● TASK DESCRIPTION
Retype the opening lines of the listing below, ending with the line that contains "var compErr = [0,3,3,14,18,16,20,24];", and leave out any pictures.

● STORED DATA
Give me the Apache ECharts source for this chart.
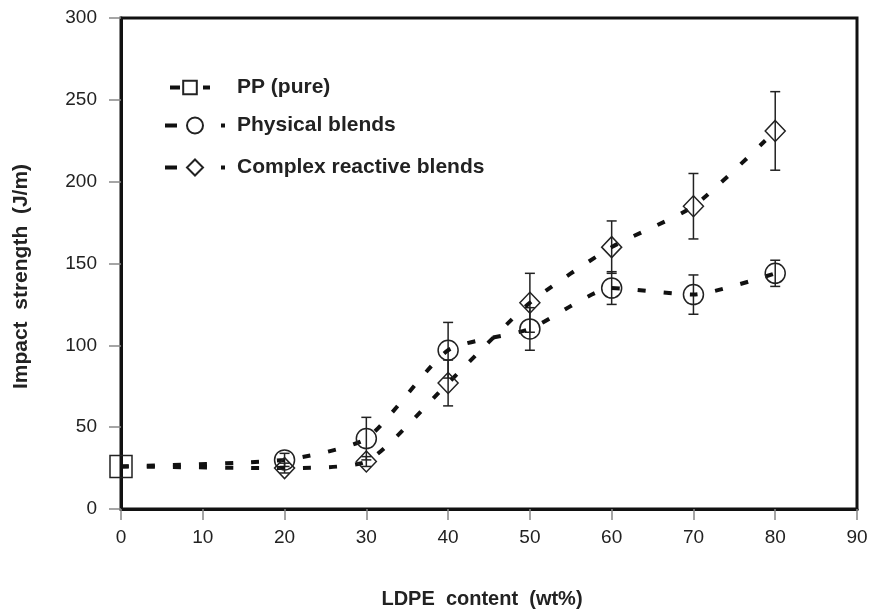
<!DOCTYPE html>
<html><head><meta charset="utf-8">
<script src="https://cdn.jsdelivr.net/npm/echarts@6/dist/echarts.min.js"></script>
<style>html,body{margin:0;padding:0;background:#fff}#c{width:876px;height:615px}</style>
</head><body><div id="c"></div>
<script>
var xTicks = [0,10,20,30,40,50,60,70,80,90];
var ppX = [0];
var ppY = [26];
var physX = [0,20,30,40,50,60,70,80];
var physY = [26,30,43,97,110,135,131,144];
var physErr = [0,4,13,17,13,10,12,8];
var compX = [0,20,30,40,50,60,70,80];
var compY = [26,25,29,77,126,160,185,231];
var compErr = [0,3,3,14,18,16,20,24];

var FONT = 'Liberation Sans, Arial, sans-serif';
function lineData(xs, ys){ return xs.map(function(x,i){ var d={value:[x,ys[i]]}; if(i===0&&x===0&&xs.length>1) d.symbol='none'; return d; }); }
function errData(xs, ys, es){ var out=[]; xs.forEach(function(x,i){ if(es[i]>0) out.push([x, ys[i]-es[i], ys[i]+es[i]]); }); return out; }
function errRender(params, api){
  var x=api.value(0), lo=api.coord([x,api.value(1)]), hi=api.coord([x,api.value(2)]);
  var w=5, st={stroke:'#222', lineWidth:1.5};
  return {type:'group', children:[
    {type:'line', shape:{x1:lo[0],y1:lo[1],x2:hi[0],y2:hi[1]}, style:st},
    {type:'line', shape:{x1:lo[0]-w,y1:lo[1],x2:lo[0]+w,y2:lo[1]}, style:st},
    {type:'line', shape:{x1:hi[0]-w,y1:hi[1],x2:hi[0]+w,y2:hi[1]}, style:st}
  ]};
}
var lineStyle = {color:'#111', width:4, type:[8,18]};
var legText = {fontFamily:FONT, fontSize:21, fontWeight:'bold', color:'#222'};
var chart = echarts.init(document.getElementById('c'));
chart.setOption({
  animation:false,
  textStyle:{fontFamily:FONT},
  grid:{left:121, right:19, top:18, bottom:106, show:true, borderColor:'#111', borderWidth:3,
    backgroundColor:'transparent', containLabel:false, outerBoundsMode:'none'},
  legend:[
    {left:168, top:77, padding:0, itemWidth:40, itemHeight:17, data:['PP (pure)'],
      lineStyle:{width:4, type:[10,23], color:'#111'},
      textStyle:Object.assign({padding:[0,0,0,22]}, legText)},
    {left:163, top:115, padding:0, itemWidth:60, itemHeight:20, data:['Physical blends'],
      lineStyle:{width:4, type:[12,44], color:'#111'},
      textStyle:Object.assign({padding:[0,0,0,7]}, legText)},
    {left:163, top:157, padding:0, itemWidth:60, itemHeight:20, data:['Complex reactive blends'],
      lineStyle:{width:4, type:[12,44], color:'#111'},
      textStyle:Object.assign({padding:[0,0,0,7]}, legText)}
  ],
  xAxis:{type:'value', min:0, max:90, interval:10,
    name:'LDPE  content  (wt%)', nameLocation:'middle', nameGap:80,
    nameTextStyle:{fontFamily:FONT, fontSize:20, fontWeight:'bold', color:'#222', padding:[0,14,0,0]},
    axisLine:{show:true, lineStyle:{color:'#111', width:3}},
    axisTick:{show:true, inside:false, length:11, lineStyle:{color:'#888', width:1.5}},
    axisLabel:{fontFamily:FONT, fontSize:19, color:'#222', margin:19, formatter:function(v){return xTicks.indexOf(v)>=0?String(v):'';}},
    splitLine:{show:false}},
  yAxis:{type:'value', min:0, max:300, interval:50,
    name:'Impact  strength  (J/m)', nameLocation:'middle', nameGap:89, nameRotate:90,
    nameTextStyle:{fontFamily:FONT, fontSize:21, fontWeight:'bold', color:'#222', padding:[0,26,0,0]},
    axisLine:{show:true, lineStyle:{color:'#111', width:3}},
    axisTick:{show:true, inside:false, length:12, lineStyle:{color:'#888', width:1.5}},
    axisLabel:{fontFamily:FONT, fontSize:19, color:'#222', margin:24},
    splitLine:{show:false}},
  series:[
    {type:'custom', name:'errP', renderItem:errRender, data:errData(physX,physY,physErr), z:1, silent:true},
    {type:'custom', name:'errC', renderItem:errRender, data:errData(compX,compY,compErr), z:1, silent:true},
    {type:'line', name:'Physical blends', data:lineData(physX,physY), smooth:0.2,
      symbol:'circle', symbolSize:20, showAllSymbol:true,
      lineStyle:lineStyle, itemStyle:{color:'rgba(255,255,255,0)', borderColor:'#222', borderWidth:1.5}, z:3},
    {type:'line', name:'Complex reactive blends', data:lineData(compX,compY), smooth:0.2,
      symbol:'diamond', symbolSize:[20,21], showAllSymbol:true,
      lineStyle:lineStyle, itemStyle:{color:'rgba(255,255,255,0)', borderColor:'#222', borderWidth:1.5}, z:3},
    {type:'line', name:'PP (pure)', data:lineData(ppX,ppY),
      symbol:'rect', symbolSize:22,
      lineStyle:lineStyle, itemStyle:{color:'rgba(255,255,255,0)', borderColor:'#222', borderWidth:1.5}, z:4}
  ]
});
</script></body></html>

● EXPECTED ANSWER
Give me the Apache ECharts source for this chart.
<!DOCTYPE html>
<html><head><meta charset="utf-8">
<script src="https://cdn.jsdelivr.net/npm/echarts@6/dist/echarts.min.js"></script>
<style>html,body{margin:0;padding:0;background:#fff}#c{width:876px;height:615px}</style>
</head><body><div id="c"></div>
<script>
var xTicks = [0,10,20,30,40,50,60,70,80,90];
var ppX = [0];
var ppY = [26];
var physX = [0,20,30,40,50,60,70,80];
var physY = [26,30,43,97,110,135,131,144];
var physErr = [0,4,13,17,13,10,12,8];
var compX = [0,20,30,40,50,60,70,80];
var compY = [26,25,29,77,126,160,185,231];
var compErr = [0,3,3,14,18,16,20,24];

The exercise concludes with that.